Required work
Starting with the first line of the data below, copy each line up to and including the one containing "Chart.register(...registerables);". Pictures stay out.

Available data
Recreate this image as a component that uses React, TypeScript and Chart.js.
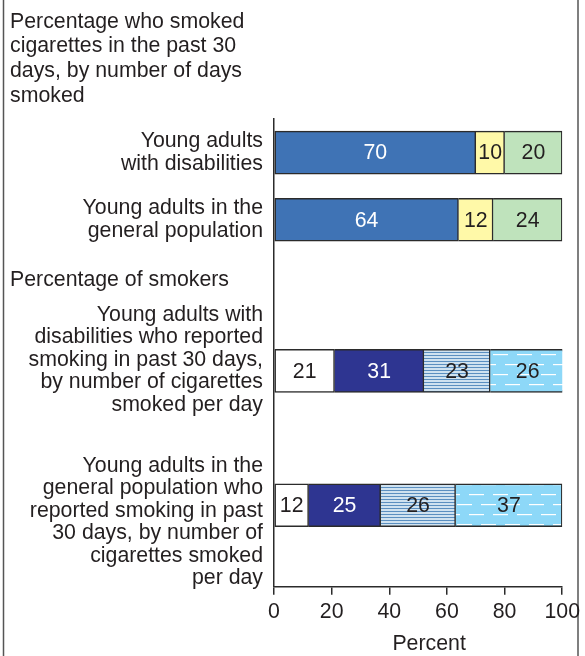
import React, { useEffect, useRef } from "react";
import { Chart, registerables } from "chart.js";

Chart.register(...registerables);

// ---------- Data ----------
const TITLE_LINES = [
  "Percentage who smoked",
  "cigarettes in the past 30",
  "days, by number of days",
  "smoked",
];
const SECTION_LABEL = "Percentage of smokers";
const X_TITLE = "Percent";

const CATEGORIES: string[][] = [
  ["Young adults", "with disabilities"],
  ["Young adults in the", "general population"],
  [
    "Young adults with",
    "disabilities who reported",
    "smoking in past 30 days,",
    "by number of cigarettes",
    "smoked per day",
  ],
  [
    "Young adults in the",
    "general population who",
    "reported smoking in past",
    "30 days, by number of",
    "cigarettes smoked",
    "per day",
  ],
];

const X_TICKS = [0, 20, 40, 60, 80, 100];

// Days smoked in past 30 days (rows 1-2)
const DAYS_SEG1 = [70, 64];
const DAYS_SEG2 = [10, 12];
const DAYS_SEG3 = [20, 24];

// Cigarettes smoked per day (rows 3-4)
const CIGS_SEG1 = [21, 12];
const CIGS_SEG2 = [31, 25];
const CIGS_SEG3 = [23, 26];
const CIGS_SEG4 = [26, 37];

// ---------- Layout / style ----------
const ROW_SLOTS = [2, 6, 15, 23];
const Y_MAX = 27.85;
const LABEL_SHIFT = [0, 0, -11, 17];
const LABEL_LINE_HEIGHT = 22.5;
const FONT_SIZE = 21.3;
const FONT = "'Liberation Sans', Arial, Helvetica, sans-serif";
const TEXT = "#231f20";
const EDGE = "#2b2b2b";

function makeHatch(): CanvasPattern | string {
  const c = document.createElement("canvas");
  c.width = 4;
  c.height = 3;
  const g = c.getContext("2d");
  if (!g) return "#a9c6df";
  g.fillStyle = "#cfe2f0";
  g.fillRect(0, 0, 4, 3);
  g.fillStyle = "#5b8fc0";
  g.fillRect(0, 1, 4, 1);
  return g.createPattern(c, "repeat") || "#a9c6df";
}

function makeDash(): CanvasPattern | string {
  const c = document.createElement("canvas");
  c.width = 24;
  c.height = 20;
  const g = c.getContext("2d");
  if (!g) return "#8dd8f8";
  g.fillStyle = "#8dd8f8";
  g.fillRect(0, 0, 24, 20);
  g.fillStyle = "#ffffff";
  g.fillRect(1, 4, 15, 1.2);
  g.fillRect(13, 14, 11, 1.2);
  g.fillRect(0, 14, 4, 1.2);
  return g.createPattern(c, "repeat") || "#8dd8f8";
}

function rows(values: number[], offset: number) {
  return values.map((v, i) => ({ x: v, y: ROW_SLOTS[offset + i] }));
}

export default function App() {
  const ref = useRef<HTMLCanvasElement | null>(null);

  useEffect(() => {
    const canvas = ref.current;
    if (!canvas) return;
    const hatch = makeHatch();
    const dash = makeDash();

    const base = {
      borderColor: EDGE,
      borderWidth: 1.5,
      barThickness: 43,
    };

    const datasets: any[] = [
      { label: "Days seg 1", data: rows(DAYS_SEG1, 0), backgroundColor: "#3f73b5", borderSkipped: false, valueColor: "#ffffff", ...base },
      { label: "Days seg 2", data: rows(DAYS_SEG2, 0), backgroundColor: "#fff9a8", borderSkipped: "start", valueColor: TEXT, ...base },
      { label: "Days seg 3", data: rows(DAYS_SEG3, 0), backgroundColor: "#bfe3bc", borderSkipped: "start", valueColor: TEXT, ...base },
      { label: "Cigs seg 1", data: rows(CIGS_SEG1, 2), backgroundColor: "#ffffff", borderSkipped: false, valueColor: TEXT, ...base },
      { label: "Cigs seg 2", data: rows(CIGS_SEG2, 2), backgroundColor: "#2e3591", borderSkipped: "start", valueColor: "#ffffff", ...base },
      { label: "Cigs seg 3", data: rows(CIGS_SEG3, 2), backgroundColor: hatch, borderSkipped: "start", valueColor: TEXT, ...base },
      { label: "Cigs seg 4", data: rows(CIGS_SEG4, 2), backgroundColor: dash, borderSkipped: "start", valueColor: TEXT, ...base },
    ];

    const textPlugin = {
      id: "extraText",
      beforeDraw(chart: any) {
        const ctx = chart.ctx;
        ctx.save();
        ctx.fillStyle = "#ffffff";
        ctx.fillRect(0, 0, chart.width, chart.height);
        ctx.strokeStyle = "#555555";
        ctx.lineWidth = 1.5;
        ctx.beginPath();
        ctx.moveTo(3.5, 0);
        ctx.lineTo(3.5, chart.height);
        ctx.moveTo(578, 0);
        ctx.lineTo(578, chart.height);
        ctx.stroke();
        ctx.restore();
      },
      afterDatasetsDraw(chart: any) {
        const ctx = chart.ctx;
        ctx.save();
        ctx.font = `${FONT_SIZE}px ${FONT}`;
        ctx.textAlign = "center";
        ctx.textBaseline = "middle";
        chart.data.datasets.forEach((ds: any, di: number) => {
          const meta = chart.getDatasetMeta(di);
          meta.data.forEach((el: any, i: number) => {
            const v = ds.data[i].x;
            const p = el.getProps(["x", "y", "base"], true);
            ctx.fillStyle = ds.valueColor;
            ctx.fillText(String(v), (p.x + p.base) / 2, p.y + 1);
          });
        });
        ctx.restore();
      },
      afterDraw(chart: any) {
        const ctx = chart.ctx;
        const ys = chart.scales.y;
        ctx.save();
        ctx.font = `${FONT_SIZE}px ${FONT}`;
        ctx.fillStyle = TEXT;
        ctx.textBaseline = "middle";
        ctx.textAlign = "right";
        CATEGORIES.forEach((lines, i) => {
          const c = ys.getPixelForValue(ROW_SLOTS[i]) + LABEL_SHIFT[i];
          const first = c - ((lines.length - 1) * LABEL_LINE_HEIGHT) / 2;
          lines.forEach((t, j) => ctx.fillText(t, ys.right - 11, first + j * LABEL_LINE_HEIGHT));
        });
        ctx.textAlign = "left";
        ctx.textBaseline = "alphabetic";
        TITLE_LINES.forEach((t, i) => ctx.fillText(t, 10, 27.5 + i * 24.8));
        ctx.fillText(SECTION_LABEL, 10, 286);
        ctx.textAlign = "center";
        const xs = chart.scales.x;
        ctx.fillText(X_TITLE, (xs.left + xs.right) / 2 + 11, 650);
        ctx.restore();
      },
    };

    const chart = new Chart(canvas, {
      type: "bar",
      data: { datasets },
      plugins: [textPlugin],
      options: {
        indexAxis: "y",
        animation: false,
        responsive: false,
        devicePixelRatio: 1,
        layout: { padding: { top: 119, left: 0, right: 22.5, bottom: 0 } },
        plugins: { legend: { display: false }, tooltip: { enabled: false } },
        scales: {
          x: {
            type: "linear",
            min: 0,
            max: 100,
            stacked: true,
            afterBuildTicks: (s: any) => {
              s.ticks = X_TICKS.map((v) => ({ value: v }));
            },
            afterFit: (s: any) => {
              s.height = 69.3;
            },
            grid: {
              display: true,
              drawOnChartArea: false,
              drawTicks: true,
              tickLength: 8,
              color: EDGE,
              lineWidth: 1.5,
            },
            border: { display: true, color: EDGE, width: 1.5 },
            ticks: {
              padding: 5,
              color: TEXT,
              font: { family: FONT, size: FONT_SIZE },
            },
          },
          y: {
            type: "linear",
            reverse: true,
            offset: false,
            min: 0,
            max: Y_MAX,
            stacked: true,
            afterFit: (s: any) => {
              s.width = 274;
              s.paddingTop = 0;
              s.paddingBottom = 0;
            },
            grid: { display: false, offset: false },
            border: { display: true, color: EDGE, width: 1.5 },
            ticks: { display: false },
          },
        },
      } as any,
    });

    return () => chart.destroy();
  }, []);

  return (
    <div style={{ position: "fixed", left: 0, top: 0, width: 585, height: 656, background: "#fff" }}>
      <canvas ref={ref} width={585} height={656} style={{ width: 585, height: 656, display: "block" }} />
    </div>
  );
}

Result for this exercise
Recreate this image as a component that uses React, TypeScript and Chart.js.
import React, { useEffect, useRef } from "react";
import { Chart, registerables } from "chart.js";

Chart.register(...registerables);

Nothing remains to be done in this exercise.